Exactly the lines from the start of the data below through the line that contains "ax2 = fig.add_axes(px_box(54, 400.7, 1170, 745))" are to be copied, with pictures left out.

■ ■ ■ ■

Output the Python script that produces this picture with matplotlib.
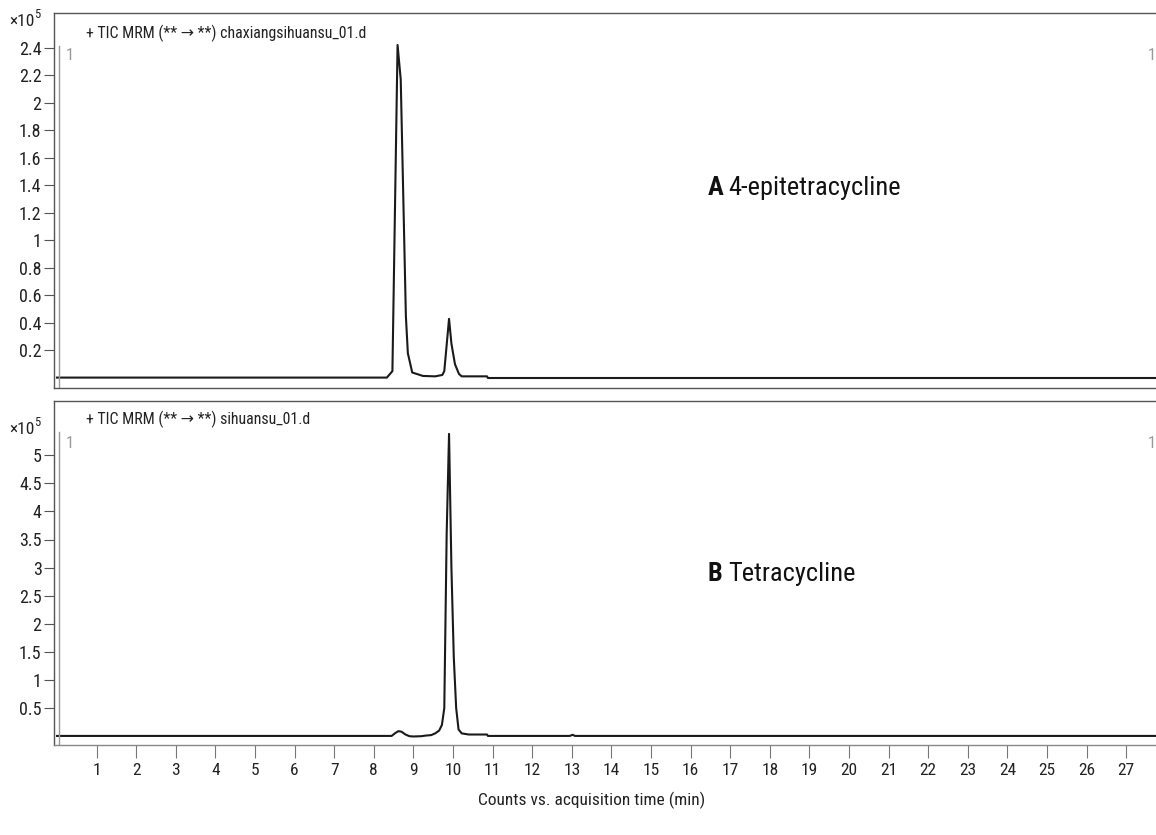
import matplotlib
matplotlib.use("Agg")
import matplotlib.pyplot as plt
from matplotlib import font_manager

# chromatogram traces, values in x10^5 counts
time_a = [0, 8.33, 8.47, 8.60, 8.68, 8.81, 8.86, 8.97, 9.24, 9.55, 9.73, 9.78,
          9.90, 9.96, 10.05, 10.15, 10.22, 10.86, 10.88, 28.2]
counts_a = [0.003, 0.003, 0.05, 2.42, 2.17, 0.45, 0.18, 0.04, 0.015, 0.012, 0.022, 0.05,
            0.43, 0.25, 0.10, 0.03, 0.012, 0.012, 0.0, 0.0]

time_b = [0, 8.45, 8.55, 8.62, 8.70, 8.80, 8.90, 9.00, 9.20, 9.30, 9.45, 9.55, 9.65,
          9.72, 9.78, 9.84, 9.90, 9.96, 10.02, 10.08, 10.14, 10.22, 10.40, 10.86, 10.88,
          12.95, 13.02, 13.08, 28.2]
counts_b = [0.005, 0.005, 0.06, 0.09, 0.08, 0.03, 0.0, -0.005, 0.0, 0.01, 0.02, 0.05, 0.10,
            0.20, 0.50, 3.6, 5.38, 3.0, 1.4, 0.5, 0.12, 0.05, 0.03, 0.03, 0.005,
            0.005, 0.025, 0.005, 0.005]

yticks_a = [0.2, 0.4, 0.6, 0.8, 1, 1.2, 1.4, 1.6, 1.8, 2, 2.2, 2.4]
yticks_b = [0.5, 1, 1.5, 2, 2.5, 3, 3.5, 4, 4.5, 5]
xticks = list(range(1, 28))

title_a = "+ TIC MRM (** \u2192 **) chaxiangsihuansu_01.d"
title_b = "+ TIC MRM (** \u2192 **) sihuansu_01.d"
label_a = ("A", "4-epitetracycline")
label_b = ("B", "Tetracycline")

avail = {f.name for f in font_manager.fontManager.ttflist}
base = "DejaVu Sans"
for cand in ["Roboto Condensed", "Liberation Sans Narrow", "DejaVu Sans Condensed", "Liberation Sans"]:
    if cand in avail:
        base = cand
        break
plt.rcParams["font.family"] = [base, "DejaVu Sans"]

W, H = 1156, 835
fig = plt.figure(figsize=(W / 100, H / 100), dpi=100)


def px_box(left, top, right, bottom):
    return [left / W, (H - bottom) / H, (right - left) / W, (bottom - top) / H]


# pixel mapping: t -> 57 + 39.6 t
x_left = (54 - 57) / 39.6
x_right = (1170 - 57) / 39.6

ax1 = fig.add_axes(px_box(54, 12.7, 1170, 388))
ax2 = fig.add_axes(px_box(54, 400.7, 1170, 745))

ax1.plot(time_a, counts_a, color="#1a1a1a", lw=1.5)
ax2.plot(time_b, counts_b, color="#1a1a1a", lw=1.5)

ax1.set_ylim((378 - 388) / 137.6, (378 - 12.7) / 137.6)
ax2.set_ylim((736.2 - 745) / 56.2, (736.2 - 400.7) / 56.2)

for ax, yt in [(ax1, yticks_a), (ax2, yticks_b)]:
    ax.set_xlim(x_left, x_right)
    ax.set_yticks(yt)
    ax.set_yticklabels([f"{v:g}" for v in yt])
    ax.tick_params(axis="y", direction="out", length=7, width=0.8, color="#555",
                   labelsize=13, pad=2, labelcolor="#222")
    for s in ax.spines.values():
        s.set_color("#555")
        s.set_linewidth(1.0)
    ax.spines["right"].set_visible(False)
    # marker line at the start of the trace
    ax.axvline(x_left + 5 / 39.6, ymin=0, ymax=0.91, color="#999", lw=1.0)

ax1.set_xticks([])
ax2.set_xticks(xticks)
ax2.set_xticklabels([str(v) for v in xticks])
ax2.tick_params(axis="x", direction="out", length=9, width=0.8, color="#777",
                labelsize=12.5, pad=4, labelcolor="#222")
ax2.spines["bottom"].set_color("#888")

for ypix in (55, 443):
    fig.text(66 / W, 1 - ypix / H, "1", color="#999", fontsize=12, va="center", ha="left")
    fig.text(1148 / W, 1 - ypix / H, "1", color="#999", fontsize=12, va="center", ha="left")

fig.text(86 / W, 1 - 33 / H, title_a, fontsize=11.4, color="#222", va="center")
fig.text(86 / W, 1 - 419 / H, title_b, fontsize=11.4, color="#222", va="center")

for ypix in (21, 429):
    fig.text(35 / W, 1 - ypix / H, "\u00d710", fontsize=12.5, color="#222",
             ha="right", va="center")
    fig.text(34 / W, 1 - (ypix - 6) / H, "5", fontsize=9, color="#222",
             ha="left", va="center")

fig.text(592 / W, 1 - 800 / H, "Counts vs. acquisition time (min)", fontsize=12.5,
         color="#222", ha="center", va="center")

fig.canvas.draw()
renderer = fig.canvas.get_renderer()
for (bold, rest), ypix in [(label_a, 188), (label_b, 574)]:
    tb = fig.text(708 / W, 1 - ypix / H, bold, fontsize=19, fontweight="bold",
                  color="#111", va="center", ha="left")
    ext = tb.get_window_extent(renderer)
    fig.text((ext.x1 + 5) / W, 1 - ypix / H, rest, fontsize=19, color="#111",
             va="center", ha="left")

fig.savefig("out.png", dpi=100)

■ ■ ■ ■

## WORKED ANSWER:
Output the Python script that produces this picture with matplotlib.
import matplotlib
matplotlib.use("Agg")
import matplotlib.pyplot as plt
from matplotlib import font_manager

# chromatogram traces, values in x10^5 counts
time_a = [0, 8.33, 8.47, 8.60, 8.68, 8.81, 8.86, 8.97, 9.24, 9.55, 9.73, 9.78,
          9.90, 9.96, 10.05, 10.15, 10.22, 10.86, 10.88, 28.2]
counts_a = [0.003, 0.003, 0.05, 2.42, 2.17, 0.45, 0.18, 0.04, 0.015, 0.012, 0.022, 0.05,
            0.43, 0.25, 0.10, 0.03, 0.012, 0.012, 0.0, 0.0]

time_b = [0, 8.45, 8.55, 8.62, 8.70, 8.80, 8.90, 9.00, 9.20, 9.30, 9.45, 9.55, 9.65,
          9.72, 9.78, 9.84, 9.90, 9.96, 10.02, 10.08, 10.14, 10.22, 10.40, 10.86, 10.88,
          12.95, 13.02, 13.08, 28.2]
counts_b = [0.005, 0.005, 0.06, 0.09, 0.08, 0.03, 0.0, -0.005, 0.0, 0.01, 0.02, 0.05, 0.10,
            0.20, 0.50, 3.6, 5.38, 3.0, 1.4, 0.5, 0.12, 0.05, 0.03, 0.03, 0.005,
            0.005, 0.025, 0.005, 0.005]

yticks_a = [0.2, 0.4, 0.6, 0.8, 1, 1.2, 1.4, 1.6, 1.8, 2, 2.2, 2.4]
yticks_b = [0.5, 1, 1.5, 2, 2.5, 3, 3.5, 4, 4.5, 5]
xticks = list(range(1, 28))

title_a = "+ TIC MRM (** \u2192 **) chaxiangsihuansu_01.d"
title_b = "+ TIC MRM (** \u2192 **) sihuansu_01.d"
label_a = ("A", "4-epitetracycline")
label_b = ("B", "Tetracycline")

avail = {f.name for f in font_manager.fontManager.ttflist}
base = "DejaVu Sans"
for cand in ["Roboto Condensed", "Liberation Sans Narrow", "DejaVu Sans Condensed", "Liberation Sans"]:
    if cand in avail:
        base = cand
        break
plt.rcParams["font.family"] = [base, "DejaVu Sans"]

W, H = 1156, 835
fig = plt.figure(figsize=(W / 100, H / 100), dpi=100)


def px_box(left, top, right, bottom):
    return [left / W, (H - bottom) / H, (right - left) / W, (bottom - top) / H]


# pixel mapping: t -> 57 + 39.6 t
x_left = (54 - 57) / 39.6
x_right = (1170 - 57) / 39.6

ax1 = fig.add_axes(px_box(54, 12.7, 1170, 388))
ax2 = fig.add_axes(px_box(54, 400.7, 1170, 745))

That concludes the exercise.